Even if targeted therapies have revolutionized the treatment of many cancers, most patients develop resistance, have severe side-effects or relapse during treatment. Therefore, there is a clinical need to tailor optimal therapy for each patient to prevent ineffective treatment and toxic effects.  This project will identify multi-marker panels and implement AI-based clinical decision support systems to guide treatment decisions for individual patients. We expect this will lead to increased treatment efficacy, individualization of therapy and reduced drug use and side effects. In addition, the multi-omics guided predictions will improve future trial designs and biomarker-based therapy selection.

 https://cll-clue.eu/

This multidisciplinary project develops, tests and implements novel practices of how to use artificial intelligence (AI) and machine learning (ML) models in translational and clinical studies. The modeling goal is to develop novel supervised learning approaches to select multi-omic features predictive of clinical outcomes for individual patients using efficient AI / ML models that maximize the accuracy of the predicted outcome, using minimal panel of predictive features. The medical question is how to improve treatment outcomes, and how to do this cost-effectively to minimize the burden on public health expenditure.

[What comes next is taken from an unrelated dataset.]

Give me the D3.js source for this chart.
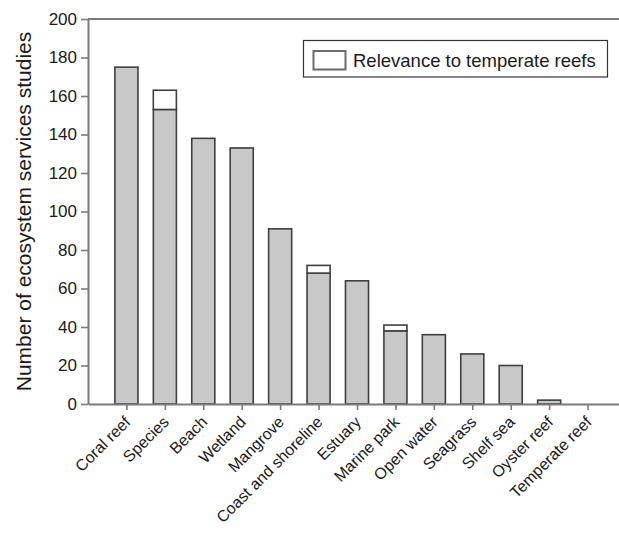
<!DOCTYPE html>
<html>
<head>
<meta charset="utf-8">
<script src="https://cdn.jsdelivr.net/npm/d3@7"></script>
<style>
  html, body { margin: 0; padding: 0; background: #fff; }
  svg { display: block; font-family: "Liberation Sans", Arial, Helvetica, sans-serif; }
</style>
</head>
<body>
<svg id="chart" width="619" height="539"></svg>
<script>
const categories = ["Coral reef", "Species", "Beach", "Wetland", "Mangrove", "Coast and shoreline",
  "Estuary", "Marine park", "Open water", "Seagrass", "Shelf sea", "Oyster reef", "Temperate reef"];
const baseValues = [175, 153, 138, 133, 91, 68, 64, 38, 36, 26, 20, 2, 0];
const temperateValues = [0, 10, 0, 0, 0, 4, 0, 3, 0, 0, 0, 0, 0];
const yTicks = [0, 20, 40, 60, 80, 100, 120, 140, 160, 180, 200];
const yTitle = "Number of ecosystem services studies";
const legendLabel = "Relevance to temperate reefs";

const svg = d3.select("#chart");
const plotLeft = 88, plotRight = 626, plotTop = 19, plotBottom = 404;

const x = d3.scaleLinear().domain([0, categories.length + 1]).range([plotLeft, plotRight]);
const y = d3.scaleLinear().domain([0, 200]).range([plotBottom, plotTop]);
const barW = (x(1) - x(0)) * 0.6;
const axisColor = "#7a7a7a";
const textColor = "#1a1a1a";

// top frame line
svg.append("line").attr("x1", plotLeft).attr("x2", plotRight).attr("y1", y(200)).attr("y2", y(200))
  .attr("stroke", axisColor).attr("stroke-width", 2);

// bars
const data = categories.map((c, i) => ({ c, i, base: baseValues[i], extra: temperateValues[i] }));
const g = svg.append("g");
g.selectAll("rect.base").data(data.filter(d => d.base > 0)).join("rect")
  .attr("class", "base")
  .attr("x", d => x(d.i + 1) - barW / 2)
  .attr("width", barW)
  .attr("y", d => y(d.base))
  .attr("height", d => y(0) - y(d.base))
  .attr("fill", "#c8c8c8").attr("stroke", "#3f3f3f").attr("stroke-width", 1.6);
g.selectAll("rect.extra").data(data.filter(d => d.extra > 0)).join("rect")
  .attr("class", "extra")
  .attr("x", d => x(d.i + 1) - barW / 2)
  .attr("width", barW)
  .attr("y", d => y(d.base + d.extra))
  .attr("height", d => y(d.base) - y(d.base + d.extra))
  .attr("fill", "#ffffff").attr("stroke", "#3f3f3f").attr("stroke-width", 1.6);

// y axis
const yAxis = svg.append("g").attr("transform", `translate(${plotLeft},0)`)
  .call(d3.axisLeft(y).tickValues(yTicks).tickSize(7).tickPadding(4).tickSizeOuter(0));
yAxis.select(".domain").attr("stroke", axisColor).attr("stroke-width", 2);
yAxis.selectAll(".tick line").attr("stroke", axisColor).attr("stroke-width", 1.6);
yAxis.selectAll(".tick text").attr("fill", textColor).style("font-size", "17px")
  .style("font-family", '"Liberation Sans", Arial, sans-serif');

// x axis
const xAxis = svg.append("g").attr("transform", `translate(0,${plotBottom})`)
  .call(d3.axisBottom(x).tickValues(d3.range(1, categories.length + 1)).tickSize(6).tickSizeOuter(0).tickFormat(""));
xAxis.select(".domain").attr("stroke", axisColor).attr("stroke-width", 2);
xAxis.selectAll(".tick line").attr("stroke", axisColor).attr("stroke-width", 1.6);

// x labels
svg.append("g").selectAll("text").data(categories).join("text")
  .attr("transform", (d, i) => `translate(${x(i + 1) + 5},${plotBottom + 19}) rotate(-45)`)
  .attr("text-anchor", "end")
  .attr("fill", textColor)
  .style("font-size", "16px")
  .text(d => d);

// y title
svg.append("text")
  .attr("transform", `translate(31,${(plotTop + plotBottom) / 2}) rotate(-90)`)
  .attr("text-anchor", "middle")
  .attr("fill", textColor)
  .style("font-size", "21px")
  .text(yTitle);

// legend
const lg = svg.append("g");
lg.append("rect").attr("x", 303.5).attr("y", 40.5).attr("width", 304).attr("height", 36.5)
  .attr("fill", "#fff").attr("stroke", "#333").attr("stroke-width", 1.2);
lg.append("rect").attr("x", 313.5).attr("y", 51).attr("width", 32).attr("height", 18.5)
  .attr("fill", "#fff").attr("stroke", "#6a6a6a").attr("stroke-width", 2);
lg.append("text").attr("x", 353).attr("y", 67).attr("fill", textColor)
  .style("font-size", "18.5px").text(legendLabel);
</script>
</body>
</html>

Zhao et al. iScience 2022; https://doi.org/10.1016/j.isci.2022.104767

Personalized medicine faces critical challenges in terms of the diagnosis, prognosis and treatment response prediction of patients with pancreatic cancer. Projected to be the second most lethal cancer by the end of 2030, and with the lowest survival rate across all cancers in Europe, pancreatic cancer calls for a joint action across scientific disciplines and institutions, both in industry and academia. PANCAIM is a pan-European project aiming to combine AI expertise with clinicians’ and biologists’ knowledge to develop an AI-guided platform that will allow the integration of multiple types of cancer data (from genomics to medical images) and their integrated analysis using multi-modal predictive models. The PANCAIM platform is expected to become not only a centralized knowledge hub for pancreatic cancer biology but also a repository of accountable, AI-assisted clinical applications, that will help clinicians to select the more promising treatment options for pancreatic cancer patients.

https://pancaim.eu/